Mais on ne nomme jamais toutes les choses.

Il y a des mots que je ne dis pas en ondes. Je ne dis jamais les noms des tueurs de masse. J’utilise des euphémismes quand il est question des parties génitales, parce que les adultes nous écoutent parfois avec leurs enfants. J’ai sermonné un de mes chroniqueurs qui, un jour, a été extrêmement explicite dans sa description d’un crime sexuel : « Heille, y a des enfants qui écoutent, dans le char, fais attention… »

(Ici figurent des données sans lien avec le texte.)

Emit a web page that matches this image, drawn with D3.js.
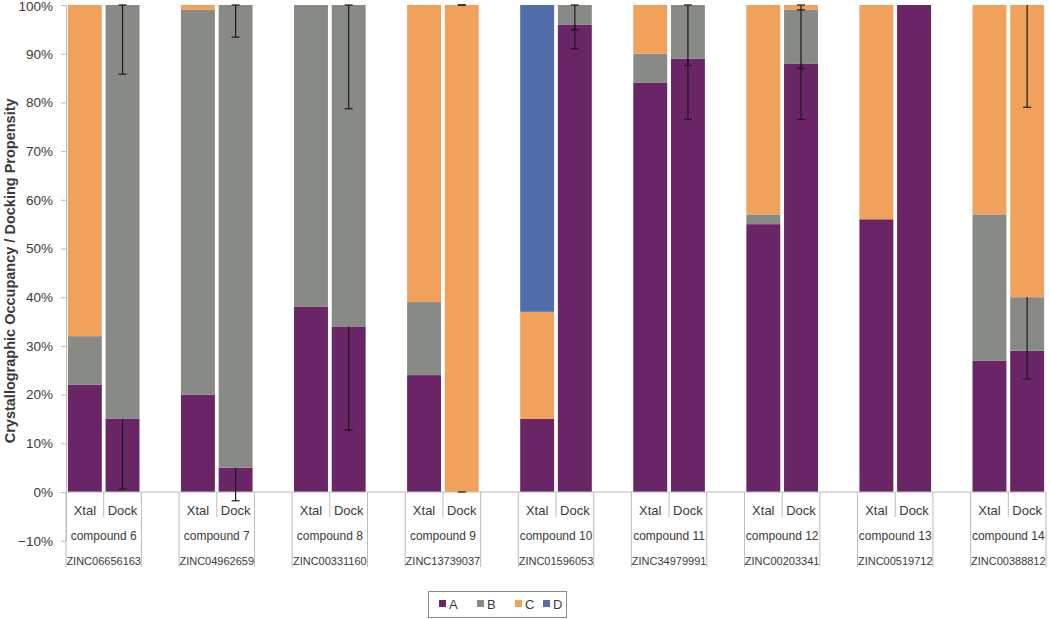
<!DOCTYPE html>
<html>
<head>
<meta charset="utf-8">
<script src="https://cdn.jsdelivr.net/npm/d3@7"></script>
<style>
  html, body { margin: 0; padding: 0; background: #fff; }
  svg { display: block; }
  text { font-family: "Liberation Sans", Arial, sans-serif; fill: #3a3a3a; }
</style>
</head>
<body>
<svg id="chart" width="1050" height="619"></svg>
<script>
// ---------------- data ----------------
const compounds = ["compound 6","compound 7","compound 8","compound 9","compound 10","compound 11","compound 12","compound 13","compound 14"];
const zincIds = ["ZINC06656163","ZINC04962659","ZINC00331160","ZINC13739037","ZINC01596053","ZINC34979991","ZINC00203341","ZINC00519712","ZINC00388812"];
const subLabels = ["Xtal","Dock"];
const seriesNames = ["A","B","C","D"];
const seriesColors = ["#692565","#888a86","#f0a25c","#4f6eab"];
const yTicks = [-0.1,0,0.1,0.2,0.3,0.4,0.5,0.6,0.7,0.8,0.9,1.0];

// Xtal (crystallographic occupancy, %)
const xtalA = [22,20,38,24,15,84,55,56,27];
const xtalB = [10,79,62,15,0,6,2,0,30];
const xtalC = [68,1,0,61,22,10,43,44,43];
const xtalD = [0,0,0,0,63,0,0,0,0];
// Dock (docking propensity, %)
const dockA = [15,5,34,0,96,89,88,100,29];
const dockB = [85,95,66,0,4,11,11,0,11];
const dockC = [0,0,0,100,0,0,1,0,60];
const dockD = [0,0,0,0,0,0,0,0,0];
// Dock error bars: minus error (percentage points below each segment's top); null = none
const dockErrA = [14.4,6.8,21.3,0,5,12.5,11.5,null,null];
const dockErrB = [14.2,6.6,21.3,null,5.1,12.4,12,null,16.8];
const dockErrC = [null,null,null,0,null,null,1,null,21];
const dockErrD = [null,null,null,null,null,null,null,null,null];
// cap drawn at 100% on the top error bar
const dockTopCap = [1,1,1,1,1,1,1,1,0];

// ---------------- layout ----------------
const svg = d3.select("#chart");
const plotLeft = 66, plotRight = 1046;
const nSlots = compounds.length * 3 - 1;

const x = d3.scaleBand()
  .domain(d3.range(nSlots))
  .range([plotLeft, plotRight])
  .paddingInner(0.1)
  .paddingOuter(0.05);
const step = x.step();
const slotStart = i => x(i) - step * 0.05;

const y = d3.scaleLinear().domain([-0.1, 1]).range([540.7, 5]);

// rows
const xtal = [xtalA, xtalB, xtalC, xtalD];
const dock = [dockA, dockB, dockC, dockD];
const dockErr = [dockErrA, dockErrB, dockErrC, dockErrD];
const rows = [];
compounds.forEach((c, g) => {
  const rx = {slot: 3*g, g, kind: "Xtal"};
  const rd = {slot: 3*g+1, g, kind: "Dock"};
  seriesNames.forEach((s, k) => { rx[s] = xtal[k][g]/100; rd[s] = dock[k][g]/100; });
  rows.push(rx, rd);
});

const stacked = d3.stack().keys(seriesNames)(rows);

// bars
svg.append("g").selectAll("g")
  .data(stacked)
  .join("g")
  .attr("fill", (d, i) => seriesColors[i])
  .selectAll("rect")
  .data(d => d.filter(p => p[1] - p[0] > 0))
  .join("rect")
  .attr("x", p => x(p.data.slot))
  .attr("width", x.bandwidth())
  .attr("y", p => y(p[1]))
  .attr("height", p => y(p[0]) - y(p[1]));

// y axis
const yAxis = d3.axisLeft(y)
  .tickValues(yTicks)
  .tickFormat(d3.format(".0%"))
  .tickSize(5)
  .tickSizeOuter(0)
  .tickPadding(8);
const ya = svg.append("g").attr("transform", `translate(${plotLeft},0)`).call(yAxis);
ya.select(".domain").attr("stroke", "#bcbcbc");
ya.selectAll(".tick line").attr("stroke", "#bcbcbc");
ya.selectAll(".tick text").style("font-size", "13.5px").style("font-family", "'Liberation Sans', Arial, sans-serif").attr("fill", "#3a3a3a")
  .attr("dy", d => d === 1 ? "0.42em" : "0.32em");

// category axis lines
const axisG = svg.append("g").attr("stroke", "#bcbcbc").attr("stroke-width", 1);
const y0 = y(0), longBottom = 567, shortBottom = 517;
axisG.append("line").attr("x1", plotLeft).attr("x2", plotRight).attr("y1", y0).attr("y2", y0);
compounds.forEach((c, g) => {
  const left = slotStart(3*g), mid = slotStart(3*g+1), right = slotStart(3*g+1) + step;
  axisG.append("line").attr("x1", left).attr("x2", left).attr("y1", y0).attr("y2", longBottom);
  axisG.append("line").attr("x1", right).attr("x2", right).attr("y1", y0).attr("y2", longBottom);
  axisG.append("line").attr("x1", mid).attr("x2", mid).attr("y1", y0).attr("y2", shortBottom);
});

// category labels
const labG = svg.append("g").attr("text-anchor", "middle").style("font-size", "13px");
compounds.forEach((c, g) => {
  subLabels.forEach((s, j) => {
    labG.append("text").attr("x", x(3*g+j) + x.bandwidth()/2).attr("y", 515).text(s);
  });
  const cx = (slotStart(3*g) + slotStart(3*g+1) + step) / 2;
  labG.append("text").attr("x", cx).attr("y", 540).style("font-size", "12px").text(c);
  labG.append("text").attr("x", cx).attr("y", 565).style("font-size", "11px").text(zincIds[g]);
});

// error bars (Dock)
const errG = svg.append("g").attr("stroke", "#1a1a1a").attr("stroke-width", 1.2);
const capW = 4;
compounds.forEach((c, g) => {
  const rowIdx = 2*g + 1;
  const cx = x(3*g+1) + x.bandwidth()/2;
  let topSeries = -1;
  seriesNames.forEach((s, k) => { if (dockErr[k][g] !== null) topSeries = k; });
  seriesNames.forEach((s, k) => {
    const e = dockErr[k][g];
    if (e === null) return;
    const top = stacked[k][rowIdx][1];
    const low = top - e/100;
    errG.append("line").attr("x1", cx).attr("x2", cx).attr("y1", y(top)).attr("y2", y(low));
    errG.append("line").attr("x1", cx - capW).attr("x2", cx + capW).attr("y1", y(low)).attr("y2", y(low));
    if (k === topSeries && dockTopCap[g] && top >= 0.999) {
      errG.append("line").attr("x1", cx - capW).attr("x2", cx + capW).attr("y1", y(top)).attr("y2", y(top));
    }
  });
});

// y axis title
svg.append("text")
  .attr("transform", `translate(15,${(y(1)+y(-0.1))/2 - 2}) rotate(-90)`)
  .attr("text-anchor", "middle")
  .style("font-size", "14.5px")
  .style("font-weight", "bold")
  .attr("fill", "#111")
  .text("Crystallographic Occupancy / Docking Propensity");

// legend
const leg = svg.append("g");
leg.append("rect").attr("x", 428.5).attr("y", 591.5).attr("width", 138).attr("height", 26)
  .attr("fill", "#fff").attr("stroke", "#8a8a8a").attr("stroke-width", 1);
const legX = [439, 477, 515, 543];
seriesNames.forEach((s, k) => {
  leg.append("rect").attr("x", legX[k]).attr("y", 600).attr("width", 7).attr("height", 7).attr("fill", seriesColors[k]);
  leg.append("text").attr("x", legX[k] + 10).attr("y", 609).style("font-size", "13px").attr("fill", "#222").text(s);
});
</script>
</body>
</html>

Bref, les médias, les journalistes, on passe chaque jour des mots et des faits dans le tamis de la décence. Les détails insoutenables de procès de crimes odieux, on ne les dit pas tous. On ne décrit pas certains actes, on ne dit pas comment tel membre a été sectionné, quels orifices ont été perforés avec quel instrument, quels gestes a subis la victime avant sa mort. On ne montre pas de gros plans de cadavres.

On choisit nos mots. On le fait tout le temps.

* * *

Mon fils a 15 ans.

Le moins que je puisse dire, c’est qu’il ne grandit pas dans un univers Blanc-Tremblay-Baptisé, comme moi. Le Québec change, se métisse. C’est inéluctable.

Je regarde sa gang…

Il y a du Serbe, du Panaméen, de l’Antillais, du Maghrébin, de l’Africain dans cette belle bande de jeunes, bande dans laquelle on retrouve bien sûr du Blanc-Tremblay-Baptisé et bien sûr du Français-de-France et même du Français-de-Hollande (longue histoire). Sa bande d’amis est mauditement plus diversifiée que la mienne, à son âge.

Mon fils ne me lit à peu près pas, il sait que je suis à la radio. Il me dit, des fois, qu’un ami m’a lu dans La Presse, que le père d’une amie m’écoute à la radio. Mais il ne me parle à peu près jamais de ce que j’écris, de ce que je dis. Son univers est ailleurs.

Mercredi, je suis sorti des ondes mi-euphorique, mi-fatigué, comme chaque fois, après un show de radio de trois heures et demie. Mon téléphone a vibré. Texto. Le nom de l’héritier est apparu.

J’ai ouvert le téléphone, j’ai lu son message. Il me parlait de mon échange avec Drainville. Il l’avait vu passer sur ses réseaux.

« Papa. Je ne suis pas d’accord avec ce que tu as dit à la radio. »

Et j’ai pensé : moi non plus, Zak. Moi non plus.